-- start --

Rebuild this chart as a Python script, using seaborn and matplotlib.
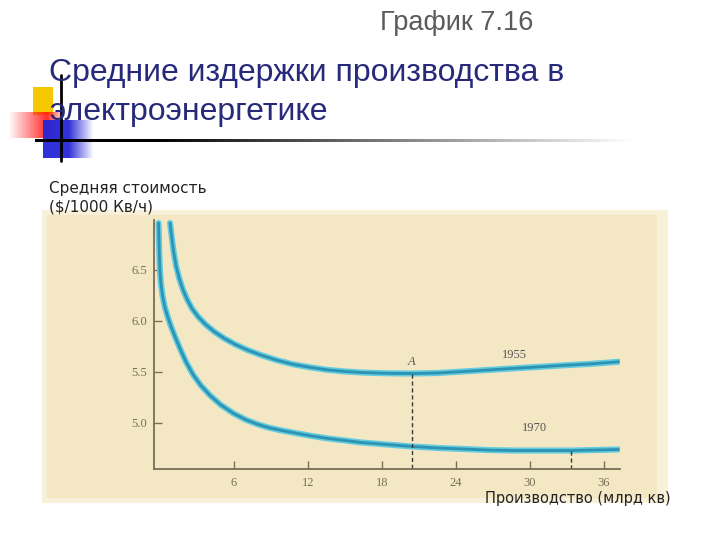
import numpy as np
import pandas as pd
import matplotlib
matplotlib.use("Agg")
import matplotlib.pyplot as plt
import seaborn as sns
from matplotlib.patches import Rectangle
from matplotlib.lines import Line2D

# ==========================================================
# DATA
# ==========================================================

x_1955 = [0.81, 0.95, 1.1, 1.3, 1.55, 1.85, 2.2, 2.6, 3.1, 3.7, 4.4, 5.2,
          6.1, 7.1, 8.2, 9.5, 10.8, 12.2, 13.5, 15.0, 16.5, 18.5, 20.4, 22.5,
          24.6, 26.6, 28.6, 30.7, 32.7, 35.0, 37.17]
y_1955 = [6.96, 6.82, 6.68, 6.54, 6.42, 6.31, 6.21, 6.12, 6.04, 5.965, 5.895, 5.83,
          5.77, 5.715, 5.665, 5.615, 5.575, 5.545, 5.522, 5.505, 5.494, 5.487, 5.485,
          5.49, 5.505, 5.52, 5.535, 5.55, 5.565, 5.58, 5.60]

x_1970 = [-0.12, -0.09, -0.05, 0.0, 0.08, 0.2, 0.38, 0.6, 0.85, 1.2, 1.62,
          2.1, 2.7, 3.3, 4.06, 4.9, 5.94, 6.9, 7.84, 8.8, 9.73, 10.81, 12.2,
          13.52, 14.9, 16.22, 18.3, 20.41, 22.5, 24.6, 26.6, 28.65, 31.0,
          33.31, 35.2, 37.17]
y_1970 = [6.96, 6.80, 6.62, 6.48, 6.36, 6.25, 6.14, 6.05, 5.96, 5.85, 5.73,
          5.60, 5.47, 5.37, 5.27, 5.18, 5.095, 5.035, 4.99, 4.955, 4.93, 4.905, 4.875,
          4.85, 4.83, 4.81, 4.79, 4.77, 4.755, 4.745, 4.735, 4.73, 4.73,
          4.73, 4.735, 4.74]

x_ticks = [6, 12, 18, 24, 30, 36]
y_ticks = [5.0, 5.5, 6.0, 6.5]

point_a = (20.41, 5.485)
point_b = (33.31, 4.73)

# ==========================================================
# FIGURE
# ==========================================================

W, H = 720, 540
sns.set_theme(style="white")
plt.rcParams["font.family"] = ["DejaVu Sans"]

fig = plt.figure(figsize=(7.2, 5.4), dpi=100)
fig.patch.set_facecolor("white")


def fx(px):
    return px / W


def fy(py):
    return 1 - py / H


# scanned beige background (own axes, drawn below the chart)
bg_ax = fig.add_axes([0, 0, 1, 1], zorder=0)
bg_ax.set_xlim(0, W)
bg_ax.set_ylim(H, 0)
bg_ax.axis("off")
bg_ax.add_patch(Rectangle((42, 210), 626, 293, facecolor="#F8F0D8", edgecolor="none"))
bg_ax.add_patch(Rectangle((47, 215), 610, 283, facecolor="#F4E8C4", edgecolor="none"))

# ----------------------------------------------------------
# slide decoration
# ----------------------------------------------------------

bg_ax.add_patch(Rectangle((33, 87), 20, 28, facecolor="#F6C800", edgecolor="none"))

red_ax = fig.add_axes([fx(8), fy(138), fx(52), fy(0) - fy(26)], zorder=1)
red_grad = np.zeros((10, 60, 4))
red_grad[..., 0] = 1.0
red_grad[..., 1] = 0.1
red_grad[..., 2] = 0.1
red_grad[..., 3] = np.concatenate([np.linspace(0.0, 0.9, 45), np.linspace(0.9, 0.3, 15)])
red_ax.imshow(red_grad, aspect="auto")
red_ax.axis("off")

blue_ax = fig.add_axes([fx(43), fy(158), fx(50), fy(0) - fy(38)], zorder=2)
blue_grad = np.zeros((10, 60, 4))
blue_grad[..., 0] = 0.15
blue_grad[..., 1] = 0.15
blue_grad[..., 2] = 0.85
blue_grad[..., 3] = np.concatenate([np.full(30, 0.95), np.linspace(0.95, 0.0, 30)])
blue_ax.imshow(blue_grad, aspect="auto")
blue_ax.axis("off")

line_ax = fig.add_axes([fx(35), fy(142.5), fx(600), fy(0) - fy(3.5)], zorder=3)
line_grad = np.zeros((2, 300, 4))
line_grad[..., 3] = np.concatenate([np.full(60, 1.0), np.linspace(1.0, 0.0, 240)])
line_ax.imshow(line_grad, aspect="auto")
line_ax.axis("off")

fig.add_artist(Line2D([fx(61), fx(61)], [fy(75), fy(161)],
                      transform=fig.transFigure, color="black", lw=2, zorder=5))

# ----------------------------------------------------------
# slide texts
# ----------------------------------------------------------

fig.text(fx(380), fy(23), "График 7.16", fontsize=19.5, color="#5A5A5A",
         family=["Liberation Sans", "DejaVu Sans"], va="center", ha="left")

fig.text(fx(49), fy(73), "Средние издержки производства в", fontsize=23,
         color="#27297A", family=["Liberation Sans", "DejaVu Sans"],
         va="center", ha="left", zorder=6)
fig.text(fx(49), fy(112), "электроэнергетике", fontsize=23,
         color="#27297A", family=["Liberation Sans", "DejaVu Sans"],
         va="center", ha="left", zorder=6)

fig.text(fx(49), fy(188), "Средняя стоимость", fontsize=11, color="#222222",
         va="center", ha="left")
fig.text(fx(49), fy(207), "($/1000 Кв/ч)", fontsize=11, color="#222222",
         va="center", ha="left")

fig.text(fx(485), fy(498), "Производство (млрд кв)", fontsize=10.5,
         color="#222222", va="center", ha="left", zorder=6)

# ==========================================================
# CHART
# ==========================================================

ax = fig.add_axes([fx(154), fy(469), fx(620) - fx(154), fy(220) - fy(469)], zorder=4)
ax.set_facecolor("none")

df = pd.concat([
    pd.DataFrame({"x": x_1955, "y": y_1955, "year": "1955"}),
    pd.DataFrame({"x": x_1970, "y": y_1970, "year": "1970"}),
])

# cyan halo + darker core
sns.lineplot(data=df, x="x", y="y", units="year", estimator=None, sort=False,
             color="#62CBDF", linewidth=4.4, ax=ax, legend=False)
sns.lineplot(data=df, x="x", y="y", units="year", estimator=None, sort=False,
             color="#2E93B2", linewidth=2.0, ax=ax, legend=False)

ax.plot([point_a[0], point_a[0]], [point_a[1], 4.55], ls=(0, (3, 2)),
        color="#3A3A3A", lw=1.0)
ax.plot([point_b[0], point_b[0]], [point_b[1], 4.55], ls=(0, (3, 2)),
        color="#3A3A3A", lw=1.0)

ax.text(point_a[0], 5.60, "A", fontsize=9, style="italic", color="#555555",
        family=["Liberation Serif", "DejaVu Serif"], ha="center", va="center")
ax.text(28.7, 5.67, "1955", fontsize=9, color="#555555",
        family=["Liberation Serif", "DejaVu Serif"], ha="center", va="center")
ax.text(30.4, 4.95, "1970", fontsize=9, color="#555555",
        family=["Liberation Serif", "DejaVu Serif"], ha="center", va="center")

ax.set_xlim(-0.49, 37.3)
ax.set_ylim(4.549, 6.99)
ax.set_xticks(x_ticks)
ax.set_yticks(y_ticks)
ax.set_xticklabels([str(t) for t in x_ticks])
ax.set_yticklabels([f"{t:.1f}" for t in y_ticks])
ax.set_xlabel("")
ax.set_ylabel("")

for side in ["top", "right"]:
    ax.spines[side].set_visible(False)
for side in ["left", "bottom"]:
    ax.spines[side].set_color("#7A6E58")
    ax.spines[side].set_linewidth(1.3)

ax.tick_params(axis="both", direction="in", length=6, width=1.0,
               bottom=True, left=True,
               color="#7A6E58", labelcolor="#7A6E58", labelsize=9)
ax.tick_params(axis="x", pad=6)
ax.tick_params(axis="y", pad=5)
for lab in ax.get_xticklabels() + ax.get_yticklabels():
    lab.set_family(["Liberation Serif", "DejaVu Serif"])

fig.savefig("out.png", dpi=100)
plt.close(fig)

-- end --

- **EXERCISE**:
Which lines hold the word "seaborn"? Copy all of them.

- **ANSWER TO THE TASK**:
Rebuild this chart as a Python script, using seaborn and matplotlib.
import seaborn as sns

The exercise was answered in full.